At the pulley you have net torque = TA - TB

At mA you have TA - mA g R = mA aA
At mB you have TB - mB g R = mB aB
since aB = - aA the differerence has an extra term ( mA + mB ) aA

Yuo can also check that this gives the right relationship for a massless pulley, where the torque difference at the pulley must be zero.
 
  • #3
The torque equation mBgR0 - mAgR0 is not correct.
At the pulley you have net torque = TA - TB

At mA you have TA - mA g R = mA aA
At mB you have TB - mB g R = mB aB
since aB = - aA the differerence has an extra term ( mA + mB ) aA

Yuo can also check that this gives the right relationship for a massless pulley, where the torque difference at the pulley must be zero.

I've uploaded the picture.
 
  • #4
Can't argue with that, can we :) ?
Book calls that the external torque.
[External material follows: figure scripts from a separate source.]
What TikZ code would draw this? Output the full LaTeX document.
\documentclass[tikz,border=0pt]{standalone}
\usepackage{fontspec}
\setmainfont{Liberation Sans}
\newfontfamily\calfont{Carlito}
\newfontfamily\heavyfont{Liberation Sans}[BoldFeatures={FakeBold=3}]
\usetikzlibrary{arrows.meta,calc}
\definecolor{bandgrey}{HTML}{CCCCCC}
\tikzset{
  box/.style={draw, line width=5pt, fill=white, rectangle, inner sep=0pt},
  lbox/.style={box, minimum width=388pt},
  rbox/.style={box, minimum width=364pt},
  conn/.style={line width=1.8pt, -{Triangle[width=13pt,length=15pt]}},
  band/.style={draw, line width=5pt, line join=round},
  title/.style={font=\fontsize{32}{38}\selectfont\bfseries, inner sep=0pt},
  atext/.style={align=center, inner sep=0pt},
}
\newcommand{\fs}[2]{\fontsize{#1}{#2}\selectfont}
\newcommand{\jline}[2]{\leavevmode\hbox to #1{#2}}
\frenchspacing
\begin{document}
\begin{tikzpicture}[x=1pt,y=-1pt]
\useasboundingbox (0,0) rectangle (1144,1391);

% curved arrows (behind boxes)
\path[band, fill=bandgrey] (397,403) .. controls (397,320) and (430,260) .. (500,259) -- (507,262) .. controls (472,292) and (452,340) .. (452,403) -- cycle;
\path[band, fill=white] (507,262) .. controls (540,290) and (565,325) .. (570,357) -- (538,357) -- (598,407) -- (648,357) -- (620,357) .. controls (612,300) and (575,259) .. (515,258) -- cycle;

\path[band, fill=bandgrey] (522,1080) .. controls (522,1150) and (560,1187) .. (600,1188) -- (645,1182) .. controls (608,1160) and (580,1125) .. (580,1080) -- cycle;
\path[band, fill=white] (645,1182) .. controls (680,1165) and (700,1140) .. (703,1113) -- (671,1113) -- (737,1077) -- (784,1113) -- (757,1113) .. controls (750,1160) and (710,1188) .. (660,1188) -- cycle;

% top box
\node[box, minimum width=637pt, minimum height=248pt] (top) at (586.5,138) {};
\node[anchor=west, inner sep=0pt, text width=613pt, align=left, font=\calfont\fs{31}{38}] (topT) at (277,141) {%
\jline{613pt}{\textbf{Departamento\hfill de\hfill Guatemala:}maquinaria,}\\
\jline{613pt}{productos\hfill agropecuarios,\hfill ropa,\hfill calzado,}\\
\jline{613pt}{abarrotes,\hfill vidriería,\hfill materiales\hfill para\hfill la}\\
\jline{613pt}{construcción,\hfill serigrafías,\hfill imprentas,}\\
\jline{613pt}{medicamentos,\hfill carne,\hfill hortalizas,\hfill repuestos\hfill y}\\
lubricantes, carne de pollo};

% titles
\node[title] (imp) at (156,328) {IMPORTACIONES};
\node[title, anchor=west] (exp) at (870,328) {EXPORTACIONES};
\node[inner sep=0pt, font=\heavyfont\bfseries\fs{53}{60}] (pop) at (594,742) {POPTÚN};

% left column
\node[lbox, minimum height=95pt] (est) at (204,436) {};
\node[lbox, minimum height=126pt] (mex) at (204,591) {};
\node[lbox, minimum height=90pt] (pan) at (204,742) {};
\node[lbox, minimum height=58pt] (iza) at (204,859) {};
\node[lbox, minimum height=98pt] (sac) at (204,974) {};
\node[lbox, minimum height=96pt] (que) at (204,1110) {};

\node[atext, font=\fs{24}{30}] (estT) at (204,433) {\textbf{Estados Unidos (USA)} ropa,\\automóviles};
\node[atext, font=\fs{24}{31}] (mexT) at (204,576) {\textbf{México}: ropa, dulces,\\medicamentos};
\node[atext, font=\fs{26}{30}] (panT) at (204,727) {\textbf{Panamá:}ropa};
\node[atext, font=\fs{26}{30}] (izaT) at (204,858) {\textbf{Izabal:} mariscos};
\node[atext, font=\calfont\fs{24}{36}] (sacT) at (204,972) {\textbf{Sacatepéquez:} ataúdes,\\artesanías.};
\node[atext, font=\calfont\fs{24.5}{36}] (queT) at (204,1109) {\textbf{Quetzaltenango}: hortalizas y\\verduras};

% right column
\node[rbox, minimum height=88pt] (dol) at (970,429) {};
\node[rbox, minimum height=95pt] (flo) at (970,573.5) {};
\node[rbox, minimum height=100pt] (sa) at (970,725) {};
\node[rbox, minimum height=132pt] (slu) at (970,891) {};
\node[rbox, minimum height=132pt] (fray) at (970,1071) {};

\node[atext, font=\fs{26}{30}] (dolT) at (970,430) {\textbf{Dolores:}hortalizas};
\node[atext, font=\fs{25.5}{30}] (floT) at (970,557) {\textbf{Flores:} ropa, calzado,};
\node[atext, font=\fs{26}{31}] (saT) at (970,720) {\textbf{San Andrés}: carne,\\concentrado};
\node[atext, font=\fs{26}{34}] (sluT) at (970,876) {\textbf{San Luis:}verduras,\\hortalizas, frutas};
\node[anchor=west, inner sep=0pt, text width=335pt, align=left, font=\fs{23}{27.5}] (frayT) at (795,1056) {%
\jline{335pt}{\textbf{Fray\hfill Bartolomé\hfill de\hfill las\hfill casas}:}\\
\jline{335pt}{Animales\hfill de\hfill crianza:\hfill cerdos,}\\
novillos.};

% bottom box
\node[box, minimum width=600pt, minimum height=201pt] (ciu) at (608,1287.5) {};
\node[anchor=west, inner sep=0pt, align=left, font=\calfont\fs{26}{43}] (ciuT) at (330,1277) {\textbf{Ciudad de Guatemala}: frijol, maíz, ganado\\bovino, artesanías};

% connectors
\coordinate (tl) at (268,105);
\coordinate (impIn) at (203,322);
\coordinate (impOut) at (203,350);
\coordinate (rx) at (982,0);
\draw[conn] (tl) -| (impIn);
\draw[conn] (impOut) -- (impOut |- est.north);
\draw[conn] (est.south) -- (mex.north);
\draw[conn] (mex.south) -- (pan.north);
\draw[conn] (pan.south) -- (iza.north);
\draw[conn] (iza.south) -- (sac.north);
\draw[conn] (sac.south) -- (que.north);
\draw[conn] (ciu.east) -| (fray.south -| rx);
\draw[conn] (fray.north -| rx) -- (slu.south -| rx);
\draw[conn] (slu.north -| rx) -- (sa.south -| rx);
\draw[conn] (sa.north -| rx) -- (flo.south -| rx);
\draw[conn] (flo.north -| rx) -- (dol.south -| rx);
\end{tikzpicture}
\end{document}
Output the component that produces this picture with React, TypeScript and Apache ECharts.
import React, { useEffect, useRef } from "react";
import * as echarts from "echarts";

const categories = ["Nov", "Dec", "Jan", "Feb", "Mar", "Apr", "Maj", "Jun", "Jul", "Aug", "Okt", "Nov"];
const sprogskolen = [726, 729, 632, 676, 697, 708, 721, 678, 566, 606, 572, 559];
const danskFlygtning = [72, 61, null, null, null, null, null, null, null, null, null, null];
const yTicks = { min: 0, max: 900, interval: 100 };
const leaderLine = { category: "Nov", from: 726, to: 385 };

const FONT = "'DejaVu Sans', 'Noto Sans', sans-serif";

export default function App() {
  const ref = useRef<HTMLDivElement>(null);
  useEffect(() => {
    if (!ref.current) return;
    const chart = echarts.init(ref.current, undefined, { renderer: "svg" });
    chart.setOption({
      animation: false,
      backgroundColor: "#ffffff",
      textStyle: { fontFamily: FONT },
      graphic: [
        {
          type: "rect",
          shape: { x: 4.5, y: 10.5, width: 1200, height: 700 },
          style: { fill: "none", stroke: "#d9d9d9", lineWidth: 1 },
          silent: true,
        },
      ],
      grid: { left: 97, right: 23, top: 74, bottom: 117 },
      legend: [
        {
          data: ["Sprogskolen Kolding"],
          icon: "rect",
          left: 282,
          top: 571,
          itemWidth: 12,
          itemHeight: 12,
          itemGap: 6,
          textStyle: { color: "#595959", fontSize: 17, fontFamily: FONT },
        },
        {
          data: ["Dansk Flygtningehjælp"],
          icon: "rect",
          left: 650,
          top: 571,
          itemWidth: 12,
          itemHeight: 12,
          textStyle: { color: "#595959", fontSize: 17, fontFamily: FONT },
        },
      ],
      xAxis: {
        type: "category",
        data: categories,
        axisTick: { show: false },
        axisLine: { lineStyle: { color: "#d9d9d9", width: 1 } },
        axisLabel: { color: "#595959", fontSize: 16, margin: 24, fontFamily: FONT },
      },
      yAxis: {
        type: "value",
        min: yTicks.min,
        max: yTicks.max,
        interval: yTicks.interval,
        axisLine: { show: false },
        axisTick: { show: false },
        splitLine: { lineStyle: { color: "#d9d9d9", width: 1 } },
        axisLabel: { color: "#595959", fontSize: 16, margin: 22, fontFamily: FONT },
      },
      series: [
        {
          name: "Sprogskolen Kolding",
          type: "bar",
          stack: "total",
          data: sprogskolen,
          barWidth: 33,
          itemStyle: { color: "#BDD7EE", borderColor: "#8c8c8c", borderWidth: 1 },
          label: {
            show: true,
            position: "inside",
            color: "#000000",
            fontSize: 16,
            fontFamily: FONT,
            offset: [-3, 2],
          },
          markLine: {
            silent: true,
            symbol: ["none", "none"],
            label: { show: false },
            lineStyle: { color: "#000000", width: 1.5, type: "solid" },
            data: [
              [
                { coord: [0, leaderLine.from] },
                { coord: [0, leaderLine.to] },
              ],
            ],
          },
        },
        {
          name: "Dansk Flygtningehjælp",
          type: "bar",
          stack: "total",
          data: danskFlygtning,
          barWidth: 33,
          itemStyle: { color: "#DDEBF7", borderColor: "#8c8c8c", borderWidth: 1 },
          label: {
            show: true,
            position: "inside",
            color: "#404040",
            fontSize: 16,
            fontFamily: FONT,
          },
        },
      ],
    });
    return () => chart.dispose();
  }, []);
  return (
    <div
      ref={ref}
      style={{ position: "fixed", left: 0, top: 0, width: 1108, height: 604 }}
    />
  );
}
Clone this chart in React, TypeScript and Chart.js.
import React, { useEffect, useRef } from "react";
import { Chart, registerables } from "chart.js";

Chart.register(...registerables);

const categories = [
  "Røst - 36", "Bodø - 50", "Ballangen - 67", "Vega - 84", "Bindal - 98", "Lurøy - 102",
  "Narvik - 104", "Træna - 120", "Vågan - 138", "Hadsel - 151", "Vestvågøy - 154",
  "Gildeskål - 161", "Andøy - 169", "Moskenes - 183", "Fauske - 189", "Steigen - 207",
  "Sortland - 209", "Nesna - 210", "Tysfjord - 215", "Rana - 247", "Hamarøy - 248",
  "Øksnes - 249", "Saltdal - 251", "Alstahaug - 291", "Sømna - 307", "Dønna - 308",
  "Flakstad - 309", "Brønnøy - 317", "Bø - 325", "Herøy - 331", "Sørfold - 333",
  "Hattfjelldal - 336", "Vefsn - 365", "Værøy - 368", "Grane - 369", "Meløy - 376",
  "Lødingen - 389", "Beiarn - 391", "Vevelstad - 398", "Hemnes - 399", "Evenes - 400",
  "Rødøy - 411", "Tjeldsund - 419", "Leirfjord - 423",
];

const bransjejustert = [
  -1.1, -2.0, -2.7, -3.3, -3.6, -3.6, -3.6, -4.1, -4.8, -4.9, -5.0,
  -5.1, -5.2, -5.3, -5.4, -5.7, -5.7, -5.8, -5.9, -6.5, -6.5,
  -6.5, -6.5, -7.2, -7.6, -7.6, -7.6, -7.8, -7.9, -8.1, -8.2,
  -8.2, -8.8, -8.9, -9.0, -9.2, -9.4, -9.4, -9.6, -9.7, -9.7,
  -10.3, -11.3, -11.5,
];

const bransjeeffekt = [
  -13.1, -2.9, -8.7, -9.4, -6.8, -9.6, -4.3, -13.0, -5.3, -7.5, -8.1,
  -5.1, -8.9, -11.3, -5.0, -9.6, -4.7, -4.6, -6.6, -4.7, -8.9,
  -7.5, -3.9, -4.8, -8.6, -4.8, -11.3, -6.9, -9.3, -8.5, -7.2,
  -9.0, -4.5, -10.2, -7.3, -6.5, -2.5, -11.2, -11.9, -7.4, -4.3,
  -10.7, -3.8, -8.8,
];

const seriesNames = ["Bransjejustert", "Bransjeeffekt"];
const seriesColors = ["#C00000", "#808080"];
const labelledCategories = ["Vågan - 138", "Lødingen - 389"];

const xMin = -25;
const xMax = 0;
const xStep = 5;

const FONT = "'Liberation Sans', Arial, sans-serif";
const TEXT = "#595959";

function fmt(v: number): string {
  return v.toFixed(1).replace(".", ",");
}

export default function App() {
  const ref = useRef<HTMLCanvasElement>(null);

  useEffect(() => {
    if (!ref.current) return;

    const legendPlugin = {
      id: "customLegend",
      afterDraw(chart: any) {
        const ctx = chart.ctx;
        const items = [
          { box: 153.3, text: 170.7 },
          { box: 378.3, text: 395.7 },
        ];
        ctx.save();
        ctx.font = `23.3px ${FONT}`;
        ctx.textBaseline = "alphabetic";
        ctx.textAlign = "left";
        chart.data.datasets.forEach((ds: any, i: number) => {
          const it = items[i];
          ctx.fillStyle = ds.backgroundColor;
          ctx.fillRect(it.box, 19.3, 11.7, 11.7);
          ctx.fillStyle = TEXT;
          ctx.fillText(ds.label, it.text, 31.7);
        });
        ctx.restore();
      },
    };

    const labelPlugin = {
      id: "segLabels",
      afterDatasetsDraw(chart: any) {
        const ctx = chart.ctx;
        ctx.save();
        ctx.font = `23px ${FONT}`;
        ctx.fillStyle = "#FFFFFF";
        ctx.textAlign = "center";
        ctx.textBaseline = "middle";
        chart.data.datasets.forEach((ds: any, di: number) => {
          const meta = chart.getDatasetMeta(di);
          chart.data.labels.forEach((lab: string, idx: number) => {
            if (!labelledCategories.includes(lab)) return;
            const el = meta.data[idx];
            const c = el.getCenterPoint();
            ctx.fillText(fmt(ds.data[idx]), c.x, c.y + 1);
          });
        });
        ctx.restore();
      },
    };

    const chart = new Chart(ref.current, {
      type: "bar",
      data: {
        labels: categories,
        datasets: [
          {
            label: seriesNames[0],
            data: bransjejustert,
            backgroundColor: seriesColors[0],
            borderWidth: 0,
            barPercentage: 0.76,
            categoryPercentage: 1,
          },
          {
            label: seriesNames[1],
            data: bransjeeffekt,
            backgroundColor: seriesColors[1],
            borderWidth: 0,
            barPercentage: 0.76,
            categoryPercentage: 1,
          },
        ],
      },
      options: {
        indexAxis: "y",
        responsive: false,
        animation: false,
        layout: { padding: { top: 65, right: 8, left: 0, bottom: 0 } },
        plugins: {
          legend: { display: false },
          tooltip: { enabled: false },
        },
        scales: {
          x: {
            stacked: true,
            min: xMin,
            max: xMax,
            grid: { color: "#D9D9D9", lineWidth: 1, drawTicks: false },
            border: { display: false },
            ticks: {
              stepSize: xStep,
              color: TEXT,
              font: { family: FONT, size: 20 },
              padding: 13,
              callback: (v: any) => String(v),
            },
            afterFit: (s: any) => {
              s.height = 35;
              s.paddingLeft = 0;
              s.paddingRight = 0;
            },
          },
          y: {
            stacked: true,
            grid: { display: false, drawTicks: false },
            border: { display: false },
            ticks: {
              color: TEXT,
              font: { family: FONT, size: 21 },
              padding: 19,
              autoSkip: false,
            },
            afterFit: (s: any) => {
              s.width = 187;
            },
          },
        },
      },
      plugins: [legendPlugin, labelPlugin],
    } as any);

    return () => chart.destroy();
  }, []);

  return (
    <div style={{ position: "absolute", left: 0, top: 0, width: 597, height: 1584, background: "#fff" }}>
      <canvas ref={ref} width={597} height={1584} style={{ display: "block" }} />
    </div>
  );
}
I'm using a simpleton approach looking at the upper half and the lower half separately. So my net torque is on the wheel only and it gives the wheel an angular acceleration Iα. Book's external torque gives an angular acceleration to the whole lot: ( (mA + mB) R02 + I ) α

So fortunately we end up doing the same thing to calculate the same α. As we should ;)
 
  • #5
So, for the record: I was a bit hasty stating "The torque equation is not correct" . Depends on what torque is meant.

And the answer to your original question is now clear, I hope: the book solution can avoid the tensions by considering them internal. In exchange the angular momentum then has to be for the whole system.